Challenge = Output each line exactly as it appears, skipping any embedded picture.

Data excerpt =
..............................
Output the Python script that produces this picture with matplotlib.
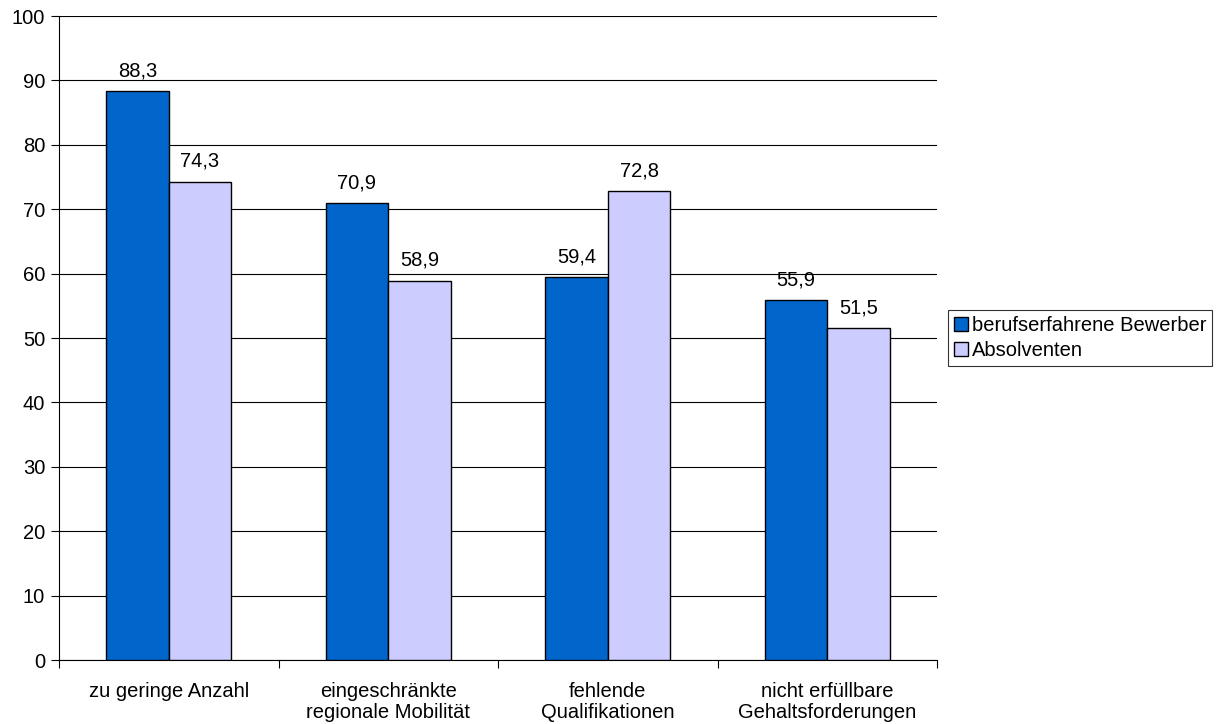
import matplotlib
matplotlib.use("Agg")
import matplotlib.pyplot as plt
import numpy as np

# Daten
kategorien = ["zu geringe Anzahl", "eingeschränkte\nregionale Mobilität",
              "fehlende\nQualifikationen", "nicht erfüllbare\nGehaltsforderungen"]
berufserfahrene = [88.3, 70.9, 59.4, 55.9]
absolventen = [74.3, 58.9, 72.8, 51.5]

plt.rcParams['font.family'] = ['Liberation Sans', 'DejaVu Sans']
fs = 14.5

fig = plt.figure(figsize=(12.2, 7.24), dpi=100)
ax = fig.add_axes([59 / 1220, 64 / 724, 878 / 1220, 644 / 724])

x = np.arange(len(kategorien))
breite = 0.285
b1 = ax.bar(x - breite / 2, berufserfahrene, breite, color="#0066CC",
            edgecolor="black", linewidth=1, label="berufserfahrene Bewerber", zorder=3)
b2 = ax.bar(x + breite / 2, absolventen, breite, color="#CCCCFF",
            edgecolor="black", linewidth=1, label="Absolventen", zorder=3)

for bars, werte in ((b1, berufserfahrene), (b2, absolventen)):
    for b, w in zip(bars, werte):
        ax.text(b.get_x() + b.get_width() / 2, w + 1.7, f"{w:.1f}".replace(".", ","),
                ha="center", va="bottom", fontsize=fs)

ax.set_xlim(-0.5, len(kategorien) - 0.5)
ax.set_ylim(0, 100)
ax.set_yticks(range(0, 101, 10))
ax.yaxis.grid(True, color="black", linewidth=0.8, zorder=0)

# Kategorien zwischen den Teilstrichen
ax.set_xticks(np.arange(-0.5, len(kategorien), 1.0))
ax.set_xticklabels([])
ax.set_xticks(x, minor=True)
ax.set_xticklabels(kategorien, minor=True, fontsize=fs, linespacing=1.15)
ax.tick_params(axis="x", which="minor", length=0, pad=16)
ax.tick_params(axis="x", which="major", length=6, direction="out")
ax.tick_params(axis="y", length=6, direction="out", labelsize=fs, pad=4)

for s in ("top", "right"):
    ax.spines[s].set_visible(False)
ax.spines["left"].set_color("black")
ax.spines["bottom"].set_color("black")

leg = ax.legend(loc="center left", bbox_to_anchor=(1.012, 0.5), fontsize=fs,
                frameon=True, fancybox=False, edgecolor="black",
                handlelength=0.7, handleheight=0.7, handletextpad=0.2,
                borderpad=0.3, labelspacing=0.3, borderaxespad=0)
leg.get_frame().set_linewidth(0.8)

fig.savefig("out.png", dpi=100)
..............................
Result for this task =
Output the Python script that produces this picture with matplotlib.
import matplotlib
matplotlib.use("Agg")
import matplotlib.pyplot as plt
import numpy as np

# Daten
kategorien = ["zu geringe Anzahl", "eingeschränkte\nregionale Mobilität",
              "fehlende\nQualifikationen", "nicht erfüllbare\nGehaltsforderungen"]
berufserfahrene = [88.3, 70.9, 59.4, 55.9]
absolventen = [74.3, 58.9, 72.8, 51.5]

plt.rcParams['font.family'] = ['Liberation Sans', 'DejaVu Sans']
fs = 14.5

fig = plt.figure(figsize=(12.2, 7.24), dpi=100)
ax = fig.add_axes([59 / 1220, 64 / 724, 878 / 1220, 644 / 724])

x = np.arange(len(kategorien))
breite = 0.285
b1 = ax.bar(x - breite / 2, berufserfahrene, breite, color="#0066CC",
            edgecolor="black", linewidth=1, label="berufserfahrene Bewerber", zorder=3)
b2 = ax.bar(x + breite / 2, absolventen, breite, color="#CCCCFF",
            edgecolor="black", linewidth=1, label="Absolventen", zorder=3)

for bars, werte in ((b1, berufserfahrene), (b2, absolventen)):
    for b, w in zip(bars, werte):
        ax.text(b.get_x() + b.get_width() / 2, w + 1.7, f"{w:.1f}".replace(".", ","),
                ha="center", va="bottom", fontsize=fs)

ax.set_xlim(-0.5, len(kategorien) - 0.5)
ax.set_ylim(0, 100)
ax.set_yticks(range(0, 101, 10))
ax.yaxis.grid(True, color="black", linewidth=0.8, zorder=0)

# Kategorien zwischen den Teilstrichen
ax.set_xticks(np.arange(-0.5, len(kategorien), 1.0))
ax.set_xticklabels([])
ax.set_xticks(x, minor=True)
ax.set_xticklabels(kategorien, minor=True, fontsize=fs, linespacing=1.15)
ax.tick_params(axis="x", which="minor", length=0, pad=16)
ax.tick_params(axis="x", which="major", length=6, direction="out")
ax.tick_params(axis="y", length=6, direction="out", labelsize=fs, pad=4)

for s in ("top", "right"):
    ax.spines[s].set_visible(False)
ax.spines["left"].set_color("black")
ax.spines["bottom"].set_color("black")

leg = ax.legend(loc="center left", bbox_to_anchor=(1.012, 0.5), fontsize=fs,
                frameon=True, fancybox=False, edgecolor="black",
                handlelength=0.7, handleheight=0.7, handletextpad=0.2,
                borderpad=0.3, labelspacing=0.3, borderaxespad=0)
leg.get_frame().set_linewidth(0.8)

fig.savefig("out.png", dpi=100)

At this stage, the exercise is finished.